6. On most of the imported HO scale "Hollywood" cars there is provided a mounting screw through a "U" shaped plate fashioned plate which can be used to maintain the coupler level and prevent it from dragging onto the track. This is crucial to effective operation as there must be sufficient vertical movement to avoid derailments while the coupler is only a foot and a half from the top of the rail head or the blacktop.

a. To mount the coupler to the body, we first decided the length of the drawbar. To ensure that the coupler clears the buffer throughout the entire radial swing, we discovered that the drawbar should be 36 scale inches long. You may make your own conclusions using the provided mount on other cars, or you can fashion your own mount using a 2-56 screw on the prototypical location. Using the stock brass bar, cut a horizontal notch 3/64" long in one end. This notch should be placed in the upper one-third of the brass tubing and should be angled slightly as shown in Figure 6.

b. Solder a brass 2-56 washer into the notch. The angled notch will enable the washer to maintain the coupler in a level state.

c. File the hole in the washer to clear the mounting screw provided. Do not overfile here. This is a careful file and fit maneuver until the mounting screw can pass through the modified 2-56 washer.

d. Attach the coupler into the opposite end of the drawbar with ACC. (We recommend CA4000 which is available from Dental Ventures of America, Corona, CA (909) 228-0606. They have what we feel is the best ACC applicator on the market.)

e. Mount the drawbar and ensure that the fit is correct

7. The amount of play that you want in the drawbar depends mainly on the type of track upon which you will be operating, but, the SCTC has found that this method with slight adjustments of the U-shaped mounting plate provided on these cars worked for us.

8. Again, the first step is to acquire these couplers in the United States. However, as of March 1998, Custom Traxx, P.O. Box 641175, West Los Angeles, CA 90064-1175 has obtained a limited supply at $5.00/pair. Refer to the KH coupler when ordering.

ABOUT THE AUTHORS

The Southern California Traction Club (SCTC) was founded in October 1995 by six avid electric railway enthusiasts; George Huckaby, West Los Angeles; CA; Fred Burg, Downey, CA, Charles Hepperle, Torrance; Bob Hill, Lakewood; CA; Fred Hutchins, Venice, CA; and Bill Kift, Long Beach, CA. At the time of the writing of this article, the club had added the following members; Byron Brainard, Laguna, CA, Mike DeGhetto, West Los Angeles, Dave Garcia, Downey; CA, George Jones, Culver City, Toshisuke Matsumoto, Tokyo, Japan; and Janik Podganski, Hawthorne, CA.

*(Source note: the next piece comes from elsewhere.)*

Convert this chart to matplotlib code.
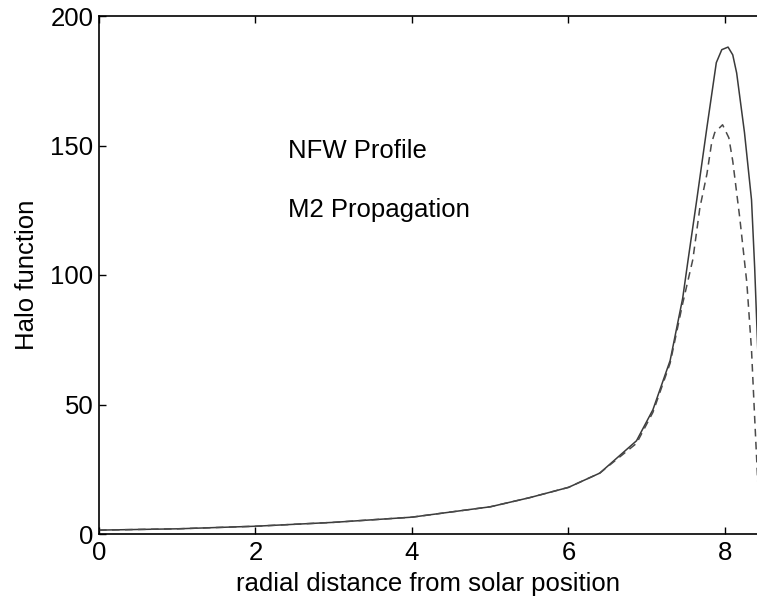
import matplotlib
matplotlib.use("Agg")
import matplotlib.pyplot as plt

# ===== data =====
x_solid = [0, 1, 2, 3, 4, 5, 5.5, 6, 6.4, 6.87, 7.08, 7.3, 7.46, 7.53, 7.64, 7.77,
           7.89, 7.96, 8.04, 8.1, 8.15, 8.25, 8.34, 8.38, 8.42]
y_solid = [1.5, 2, 3, 4.5, 6.5, 10.5, 14, 18, 23.5, 36, 48, 67, 91, 106, 129, 157,
           182, 187, 188, 185, 178, 155, 129, 103, 71]

x_dashed = [0, 1, 2, 3, 4, 5, 5.5, 6, 6.4, 6.87, 7.08, 7.3, 7.46, 7.59, 7.68, 7.77,
            7.83, 7.87, 7.97, 8.05, 8.1, 8.19, 8.28, 8.34, 8.38, 8.42]
y_dashed = [1.5, 2, 3, 4.5, 6.5, 10.5, 14, 18, 23.5, 35, 47, 66, 89, 106, 126, 139,
            151, 155, 158, 153, 144, 122, 97, 71, 45, 20]

x_ticks = [0, 2, 4, 6, 8]
y_ticks = [0, 50, 100, 150, 200]

plt.rcParams["font.family"] = ["Liberation Sans", "DejaVu Sans"]

fig = plt.figure(figsize=(7.57, 5.98), dpi=100)
ax = fig.add_axes([99 / 757, 64 / 598, 658 / 757, 518 / 598])

ax.plot(x_solid, y_solid, color="#3a3a3a", lw=1.1)
ax.plot(x_dashed, y_dashed, color="#4a4a4a", lw=1.1, linestyle=(0, (5, 3.5)))

ax.set_xlim(0, 8.41)
ax.set_ylim(0, 200)
ax.set_xticks(x_ticks)
ax.set_yticks(y_ticks)
ax.spines["right"].set_visible(False)
for s in ["left", "bottom", "top"]:
    ax.spines[s].set_linewidth(1.2)
ax.tick_params(direction="in", top=True, right=False, length=5, width=1.0,
               labelsize=18.5, colors="black")
ax.tick_params(axis="x", pad=5)
ax.tick_params(axis="y", pad=4)

ax.set_xlabel("radial distance from solar position", fontsize=18.5, labelpad=5)
ax.set_ylabel("Halo function", fontsize=18.5, labelpad=8)

ax.text(2.41, 148, "NFW Profile", fontsize=18.5, va="center", ha="left")
ax.text(2.41, 125, "M2 Propagation", fontsize=18.5, va="center", ha="left")

fig.savefig("out.png", dpi=100)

The club models electric railways in HO scale using both the modular approach and functional overhead wires. The cars actually receive their power from those overhead wires. All modules are based on the physical standards of the East Penn Traction Club while using a slightly modified electrical system. Although the majority of the cars operated are of Pacific Electric Railway prototype, vehicles of other operators, such as Los Angeles Railway (LARy), Los Angeles Transit Lines (LATL), Philadelphia Rapid Transit (PRT) Philadelphia Transportation Company (PTC) and Sacramento Northern Railway (SNRy) are often operated. Any HO scale electric railway vehicle that uses a trolley pole to collect current can be operated on the SCTC modules, subject to a few qualifications.

For more about the authors themselves, refer to the article on Pacific Electric paint schemes which is also in the Trolleyville Schoolhouse at www.trolleyville.com.

CONCLUSION

Any article placed on Trolleyville is so placed to promote the model electric railway hobby and to aid those modelers who desire to model electric railways and can not seem to find the information or supplies that they need. These methods are not ultimate ends in themselves and some readers may find and already know simpler and even better ways to accomplish these tasks. All we ask that if you find an error in our presentation or know a better way, why not share it with us and the rest of the hobby. We choose not to respond to those who criticize and have no alternate workable suggestions.